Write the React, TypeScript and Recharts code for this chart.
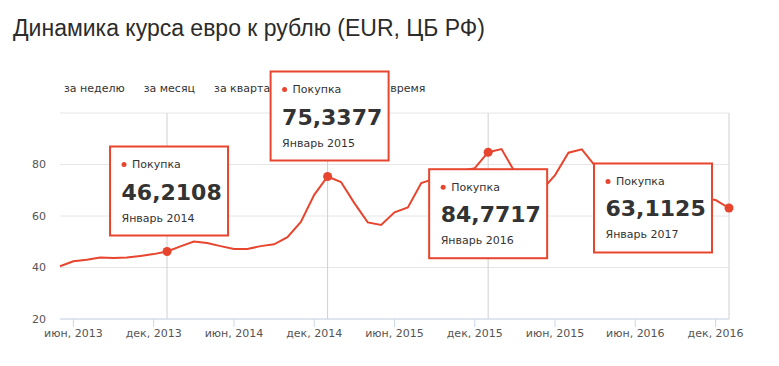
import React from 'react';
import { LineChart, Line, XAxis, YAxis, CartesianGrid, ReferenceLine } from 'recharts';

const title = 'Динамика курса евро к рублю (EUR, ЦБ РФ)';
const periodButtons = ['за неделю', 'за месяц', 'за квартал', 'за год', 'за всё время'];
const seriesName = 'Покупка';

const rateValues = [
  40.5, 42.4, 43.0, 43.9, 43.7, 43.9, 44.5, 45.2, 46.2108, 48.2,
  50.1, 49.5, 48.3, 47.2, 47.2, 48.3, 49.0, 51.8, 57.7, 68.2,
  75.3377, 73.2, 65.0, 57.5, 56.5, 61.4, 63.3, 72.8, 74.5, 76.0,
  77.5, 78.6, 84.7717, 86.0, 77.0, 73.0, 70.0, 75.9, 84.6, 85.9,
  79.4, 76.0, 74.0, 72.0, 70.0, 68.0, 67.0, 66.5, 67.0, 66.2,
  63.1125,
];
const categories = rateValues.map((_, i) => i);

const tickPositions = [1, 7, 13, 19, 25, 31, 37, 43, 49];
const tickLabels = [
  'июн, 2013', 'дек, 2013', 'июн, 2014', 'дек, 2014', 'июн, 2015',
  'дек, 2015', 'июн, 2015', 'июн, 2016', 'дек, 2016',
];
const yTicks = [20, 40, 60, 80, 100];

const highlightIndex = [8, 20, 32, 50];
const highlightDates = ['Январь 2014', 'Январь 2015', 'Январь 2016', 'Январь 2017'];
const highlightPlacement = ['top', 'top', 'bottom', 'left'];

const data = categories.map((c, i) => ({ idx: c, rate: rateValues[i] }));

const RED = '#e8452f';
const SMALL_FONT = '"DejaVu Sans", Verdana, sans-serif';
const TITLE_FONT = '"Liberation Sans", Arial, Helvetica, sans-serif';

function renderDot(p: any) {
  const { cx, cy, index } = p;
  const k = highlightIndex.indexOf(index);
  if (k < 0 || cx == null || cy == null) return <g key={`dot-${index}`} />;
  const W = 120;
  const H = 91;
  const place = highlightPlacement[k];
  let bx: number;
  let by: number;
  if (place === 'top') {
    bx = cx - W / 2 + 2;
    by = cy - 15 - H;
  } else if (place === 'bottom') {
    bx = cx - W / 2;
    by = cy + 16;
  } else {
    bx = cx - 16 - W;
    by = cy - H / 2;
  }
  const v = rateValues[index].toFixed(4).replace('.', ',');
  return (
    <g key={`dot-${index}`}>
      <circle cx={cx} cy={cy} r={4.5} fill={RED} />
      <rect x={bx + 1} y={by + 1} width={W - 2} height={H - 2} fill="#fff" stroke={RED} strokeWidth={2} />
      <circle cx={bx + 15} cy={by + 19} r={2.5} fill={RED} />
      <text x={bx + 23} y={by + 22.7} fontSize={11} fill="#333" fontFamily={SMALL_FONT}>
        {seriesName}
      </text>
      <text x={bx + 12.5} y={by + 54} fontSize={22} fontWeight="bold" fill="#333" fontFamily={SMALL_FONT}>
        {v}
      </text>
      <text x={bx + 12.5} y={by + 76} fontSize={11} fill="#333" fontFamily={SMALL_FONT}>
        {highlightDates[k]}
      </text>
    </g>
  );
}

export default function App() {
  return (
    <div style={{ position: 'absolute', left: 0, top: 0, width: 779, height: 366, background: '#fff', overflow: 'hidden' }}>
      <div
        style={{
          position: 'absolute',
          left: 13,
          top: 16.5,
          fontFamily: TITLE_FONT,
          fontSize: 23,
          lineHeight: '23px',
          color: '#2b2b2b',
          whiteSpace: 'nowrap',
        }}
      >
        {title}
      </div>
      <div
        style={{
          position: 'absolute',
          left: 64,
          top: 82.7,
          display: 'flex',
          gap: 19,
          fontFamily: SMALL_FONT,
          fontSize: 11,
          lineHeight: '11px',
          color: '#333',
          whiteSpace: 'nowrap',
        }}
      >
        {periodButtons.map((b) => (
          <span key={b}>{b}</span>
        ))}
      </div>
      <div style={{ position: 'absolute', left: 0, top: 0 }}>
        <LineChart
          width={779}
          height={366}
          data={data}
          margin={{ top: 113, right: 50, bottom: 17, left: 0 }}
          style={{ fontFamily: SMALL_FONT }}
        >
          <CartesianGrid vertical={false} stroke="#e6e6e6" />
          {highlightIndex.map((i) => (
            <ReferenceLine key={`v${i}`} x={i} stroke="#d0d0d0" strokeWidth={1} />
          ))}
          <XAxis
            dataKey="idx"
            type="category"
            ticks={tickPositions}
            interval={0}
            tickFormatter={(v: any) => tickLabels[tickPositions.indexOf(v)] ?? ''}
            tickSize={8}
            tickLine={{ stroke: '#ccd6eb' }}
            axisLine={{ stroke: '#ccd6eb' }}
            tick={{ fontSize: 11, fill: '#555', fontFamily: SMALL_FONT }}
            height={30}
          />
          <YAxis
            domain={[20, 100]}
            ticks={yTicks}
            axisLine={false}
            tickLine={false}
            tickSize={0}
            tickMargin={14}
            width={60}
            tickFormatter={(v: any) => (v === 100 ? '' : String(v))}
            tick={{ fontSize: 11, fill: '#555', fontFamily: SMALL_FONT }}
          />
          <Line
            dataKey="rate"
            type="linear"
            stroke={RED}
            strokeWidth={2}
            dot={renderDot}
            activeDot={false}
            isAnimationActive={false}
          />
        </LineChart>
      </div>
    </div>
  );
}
* * *
→ Given exercise
Everything from the top line of the data down to and including the line with "Arial, Helvetica, sans-serif';" is to be copied, except the pictures.

→ Exercise output
Write the React, TypeScript and Recharts code for this chart.
import React from 'react';
import { LineChart, Line, XAxis, YAxis, CartesianGrid, ReferenceLine } from 'recharts';

const title = 'Динамика курса евро к рублю (EUR, ЦБ РФ)';
const periodButtons = ['за неделю', 'за месяц', 'за квартал', 'за год', 'за всё время'];
const seriesName = 'Покупка';

const rateValues = [
  40.5, 42.4, 43.0, 43.9, 43.7, 43.9, 44.5, 45.2, 46.2108, 48.2,
  50.1, 49.5, 48.3, 47.2, 47.2, 48.3, 49.0, 51.8, 57.7, 68.2,
  75.3377, 73.2, 65.0, 57.5, 56.5, 61.4, 63.3, 72.8, 74.5, 76.0,
  77.5, 78.6, 84.7717, 86.0, 77.0, 73.0, 70.0, 75.9, 84.6, 85.9,
  79.4, 76.0, 74.0, 72.0, 70.0, 68.0, 67.0, 66.5, 67.0, 66.2,
  63.1125,
];
const categories = rateValues.map((_, i) => i);

const tickPositions = [1, 7, 13, 19, 25, 31, 37, 43, 49];
const tickLabels = [
  'июн, 2013', 'дек, 2013', 'июн, 2014', 'дек, 2014', 'июн, 2015',
  'дек, 2015', 'июн, 2015', 'июн, 2016', 'дек, 2016',
];
const yTicks = [20, 40, 60, 80, 100];

const highlightIndex = [8, 20, 32, 50];
const highlightDates = ['Январь 2014', 'Январь 2015', 'Январь 2016', 'Январь 2017'];
const highlightPlacement = ['top', 'top', 'bottom', 'left'];

const data = categories.map((c, i) => ({ idx: c, rate: rateValues[i] }));

const RED = '#e8452f';
const SMALL_FONT = '"DejaVu Sans", Verdana, sans-serif';
const TITLE_FONT = '"Liberation Sans", Arial, Helvetica, sans-serif';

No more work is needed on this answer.